Your task: Copy out each line exactly; pictures stay out of the copy.

──────

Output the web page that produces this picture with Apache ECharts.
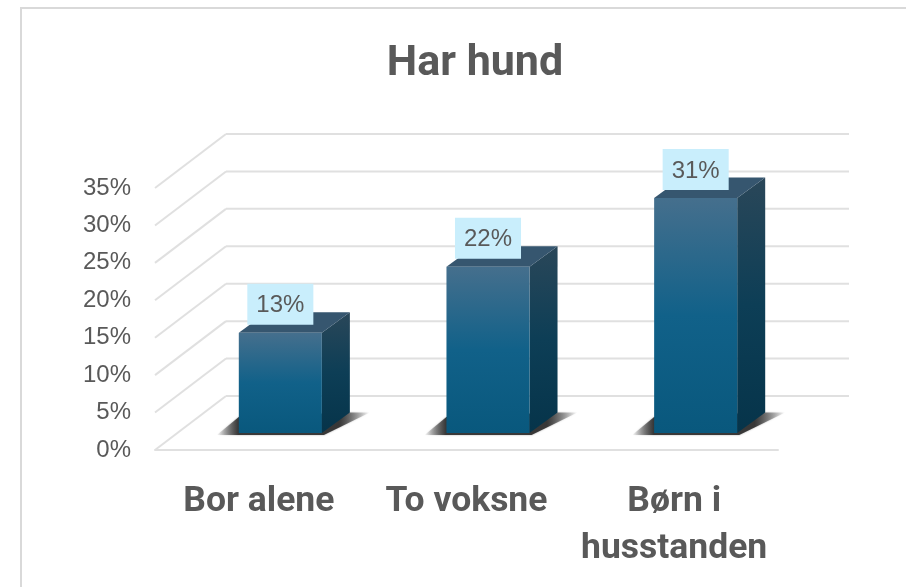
<!DOCTYPE html>
<html>
<head>
<meta charset="utf-8">
<style>
  html, body { margin: 0; padding: 0; background: #fff; }
  #main { width: 906px; height: 587px; }
</style>
<script src="https://cdn.jsdelivr.net/npm/echarts@6/dist/echarts.min.js"></script>
</head>
<body>
<div id="main"></div>
<script>
var categories = ['Bor alene', 'To voksne', 'Børn i\nhusstanden']
var values = [13.4, 22.2, 31.4]
var yTicks = [0, 5, 10, 15, 20, 25, 30, 35]

var textColor = '#595959'
var gridColor = '#e0e0e0'
var labelFont = 'Liberation Sans'
var headFont = 'Roboto'

// depth of the back wall and of the bars, in px
var wallDx = 71
var wallDy = 54
var barShiftX = 21.5
var barShiftY = 17
var barDx = 28
var barDy = 20.5

var myChart = echarts.init(document.getElementById('main'))

function vertical (stops) {
  return new echarts.graphic.LinearGradient(0, 0, 0, 1, stops)
}

function renderWall (params, api) {
  var cs = params.coordSys
  var p = api.coord([0, api.value(0)])
  var y = p[1]
  return {
    type: 'group',
    children: [{
      type: 'line',
      shape: { x1: cs.x, y1: y, x2: cs.x + wallDx, y2: y - wallDy },
      style: { stroke: gridColor, lineWidth: 2 }
    }, {
      type: 'line',
      shape: { x1: cs.x + wallDx, y1: y - wallDy, x2: cs.x + cs.width + wallDx, y2: y - wallDy },
      style: { stroke: gridColor, lineWidth: 2 }
    }]
  }
}

function renderBar (params, api) {
  var idx = api.value(0)
  var val = api.value(1)
  var top = api.coord([idx, val])
  var base = api.coord([idx, 0])
  var w = api.size([1, 0])[0] * 0.4
  var x0 = top[0] + barShiftX - w / 2
  var x1 = x0 + w
  var yt = top[1] - barShiftY
  var yb = base[1] - barShiftY

  return {
    type: 'group',
    children: [{
      // floor shadow
      type: 'polygon',
      shape: {
        points: [
          [x0 - 22, yb + 2],
          [x0, yb - 16],
          [x1 + barDx, yb - barDy],
          [x1 + barDx + 20, yb - barDy],
          [x1 + 2, yb + 2]
        ]
      },
      style: {
        fill: new echarts.graphic.LinearGradient(0, 0, 1, 0, [
          { offset: 0, color: 'rgba(60,60,60,0)' },
          { offset: 0.14, color: 'rgba(50,50,50,0.95)' },
          { offset: 0.8, color: 'rgba(50,50,50,0.95)' },
          { offset: 1, color: 'rgba(60,60,60,0)' }
        ]),
        shadowBlur: 2,
        shadowColor: 'rgba(60,60,60,0.5)'
      }
    }, {
      // right side
      type: 'polygon',
      shape: { points: [[x1, yt], [x1 + barDx, yt - barDy], [x1 + barDx, yb - barDy], [x1, yb]] },
      style: {
        fill: vertical([
          { offset: 0, color: '#2a4759' },
          { offset: 0.5, color: '#0d3e56' },
          { offset: 1, color: '#06344a' }
        ])
      }
    }, {
      // top
      type: 'polygon',
      shape: { points: [[x0, yt], [x0 + barDx, yt - barDy], [x1 + barDx, yt - barDy], [x1, yt]] },
      style: { fill: '#36566f' }
    }, {
      // front
      type: 'rect',
      shape: { x: x0, y: yt, width: w, height: yb - yt },
      style: {
        fill: vertical([
          { offset: 0, color: '#456f8d' },
          { offset: 0.5, color: '#116189' },
          { offset: 1, color: '#09587d' }
        ])
      }
    }, {
      type: 'text',
      style: {
        x: x0 + w / 2,
        y: yt - 8,
        text: Math.round(val) + '%',
        align: 'center',
        verticalAlign: 'bottom',
        fontFamily: labelFont,
        fontSize: 24,
        lineHeight: 24,
        fill: textColor,
        backgroundColor: '#c9eefc',
        padding: [10, 9, 7, 9]
      }
    }]
  }
}

var option = {
  animation: false,
  backgroundColor: '#fff',
  title: {
    text: 'Har hund',
    left: 470,
    top: 34,
    textAlign: 'center',
    textStyle: { color: textColor, fontFamily: headFont, fontWeight: 'bold', fontSize: 43, lineHeight: 50 }
  },
  graphic: [{
    // frame of the chart, runs off the page right and below
    type: 'rect',
    silent: true,
    shape: { x: 21, y: 8, width: 900, height: 600 },
    style: { fill: 'none', stroke: '#d9d9d9', lineWidth: 2 }
  }],
  grid: { left: 155, top: 188, width: 623, height: 262 },
  xAxis: {
    type: 'category',
    data: categories,
    axisLine: { lineStyle: { color: gridColor, width: 2 } },
    axisTick: { show: false },
    axisLabel: {
      color: textColor,
      fontFamily: headFont,
      fontWeight: 'bold',
      fontSize: 35.5,
      lineHeight: 47,
      margin: 29,
      interval: 0
    }
  },
  yAxis: {
    type: 'value',
    min: 0,
    max: 35,
    interval: 5,
    axisLine: { show: false },
    axisTick: { show: false },
    splitLine: { show: false },
    axisLabel: {
      formatter: '{value}%',
      color: textColor,
      fontFamily: labelFont,
      fontSize: 24,
      padding: [9, 0, 0, 0],
      margin: 24
    }
  },
  series: [{
    type: 'custom',
    renderItem: renderWall,
    encode: { y: 0 },
    data: yTicks.map(function (t) { return [t] }),
    silent: true,
    z: 1
  }, {
    type: 'custom',
    renderItem: renderBar,
    encode: { x: 0, y: 1 },
    data: values.map(function (v, i) { return [i, v] }),
    z: 2
  }]
}
myChart.setOption(option)
</script>
</body>
</html>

──────

Task solution:
Output the web page that produces this picture with Apache ECharts.
<!DOCTYPE html>
<html>
<head>
<meta charset="utf-8">
<style>
  html, body { margin: 0; padding: 0; background: #fff; }
  #main { width: 906px; height: 587px; }
</style>
<script src="https://cdn.jsdelivr.net/npm/echarts@6/dist/echarts.min.js"></script>
</head>
<body>
<div id="main"></div>
<script>
var categories = ['Bor alene', 'To voksne', 'Børn i\nhusstanden']
var values = [13.4, 22.2, 31.4]
var yTicks = [0, 5, 10, 15, 20, 25, 30, 35]

var textColor = '#595959'
var gridColor = '#e0e0e0'
var labelFont = 'Liberation Sans'
var headFont = 'Roboto'

// depth of the back wall and of the bars, in px
var wallDx = 71
var wallDy = 54
var barShiftX = 21.5
var barShiftY = 17
var barDx = 28
var barDy = 20.5

var myChart = echarts.init(document.getElementById('main'))

function vertical (stops) {
  return new echarts.graphic.LinearGradient(0, 0, 0, 1, stops)
}

function renderWall (params, api) {
  var cs = params.coordSys
  var p = api.coord([0, api.value(0)])
  var y = p[1]
  return {
    type: 'group',
    children: [{
      type: 'line',
      shape: { x1: cs.x, y1: y, x2: cs.x + wallDx, y2: y - wallDy },
      style: { stroke: gridColor, lineWidth: 2 }
    }, {
      type: 'line',
      shape: { x1: cs.x + wallDx, y1: y - wallDy, x2: cs.x + cs.width + wallDx, y2: y - wallDy },
      style: { stroke: gridColor, lineWidth: 2 }
    }]
  }
}

function renderBar (params, api) {
  var idx = api.value(0)
  var val = api.value(1)
  var top = api.coord([idx, val])
  var base = api.coord([idx, 0])
  var w = api.size([1, 0])[0] * 0.4
  var x0 = top[0] + barShiftX - w / 2
  var x1 = x0 + w
  var yt = top[1] - barShiftY
  var yb = base[1] - barShiftY

  return {
    type: 'group',
    children: [{
      // floor shadow
      type: 'polygon',
      shape: {
        points: [
          [x0 - 22, yb + 2],
          [x0, yb - 16],
          [x1 + barDx, yb - barDy],
          [x1 + barDx + 20, yb - barDy],
          [x1 + 2, yb + 2]
        ]
      },
      style: {
        fill: new echarts.graphic.LinearGradient(0, 0, 1, 0, [
          { offset: 0, color: 'rgba(60,60,60,0)' },
          { offset: 0.14, color: 'rgba(50,50,50,0.95)' },
          { offset: 0.8, color: 'rgba(50,50,50,0.95)' },
          { offset: 1, color: 'rgba(60,60,60,0)' }
        ]),
        shadowBlur: 2,
        shadowColor: 'rgba(60,60,60,0.5)'
      }
    }, {
      // right side
      type: 'polygon',
      shape: { points: [[x1, yt], [x1 + barDx, yt - barDy], [x1 + barDx, yb - barDy], [x1, yb]] },
      style: {
        fill: vertical([
          { offset: 0, color: '#2a4759' },
          { offset: 0.5, color: '#0d3e56' },
          { offset: 1, color: '#06344a' }
        ])
      }
    }, {
      // top
      type: 'polygon',
      shape: { points: [[x0, yt], [x0 + barDx, yt - barDy], [x1 + barDx, yt - barDy], [x1, yt]] },
      style: { fill: '#36566f' }
    }, {
      // front
      type: 'rect',
      shape: { x: x0, y: yt, width: w, height: yb - yt },
      style: {
        fill: vertical([
          { offset: 0, color: '#456f8d' },
          { offset: 0.5, color: '#116189' },
          { offset: 1, color: '#09587d' }
        ])
      }
    }, {
      type: 'text',
      style: {
        x: x0 + w / 2,
        y: yt - 8,
        text: Math.round(val) + '%',
        align: 'center',
        verticalAlign: 'bottom',
        fontFamily: labelFont,
        fontSize: 24,
        lineHeight: 24,
        fill: textColor,
        backgroundColor: '#c9eefc',
        padding: [10, 9, 7, 9]
      }
    }]
  }
}

var option = {
  animation: false,
  backgroundColor: '#fff',
  title: {
    text: 'Har hund',
    left: 470,
    top: 34,
    textAlign: 'center',
    textStyle: { color: textColor, fontFamily: headFont, fontWeight: 'bold', fontSize: 43, lineHeight: 50 }
  },
  graphic: [{
    // frame of the chart, runs off the page right and below
    type: 'rect',
    silent: true,
    shape: { x: 21, y: 8, width: 900, height: 600 },
    style: { fill: 'none', stroke: '#d9d9d9', lineWidth: 2 }
  }],
  grid: { left: 155, top: 188, width: 623, height: 262 },
  xAxis: {
    type: 'category',
    data: categories,
    axisLine: { lineStyle: { color: gridColor, width: 2 } },
    axisTick: { show: false },
    axisLabel: {
      color: textColor,
      fontFamily: headFont,
      fontWeight: 'bold',
      fontSize: 35.5,
      lineHeight: 47,
      margin: 29,
      interval: 0
    }
  },
  yAxis: {
    type: 'value',
    min: 0,
    max: 35,
    interval: 5,
    axisLine: { show: false },
    axisTick: { show: false },
    splitLine: { show: false },
    axisLabel: {
      formatter: '{value}%',
      color: textColor,
      fontFamily: labelFont,
      fontSize: 24,
      padding: [9, 0, 0, 0],
      margin: 24
    }
  },
  series: [{
    type: 'custom',
    renderItem: renderWall,
    encode: { y: 0 },
    data: yTicks.map(function (t) { return [t] }),
    silent: true,
    z: 1
  }, {
    type: 'custom',
    renderItem: renderBar,
    encode: { x: 0, y: 1 },
    data: values.map(function (v, i) { return [i, v] }),
    z: 2
  }]
}
myChart.setOption(option)
</script>
</body>
</html>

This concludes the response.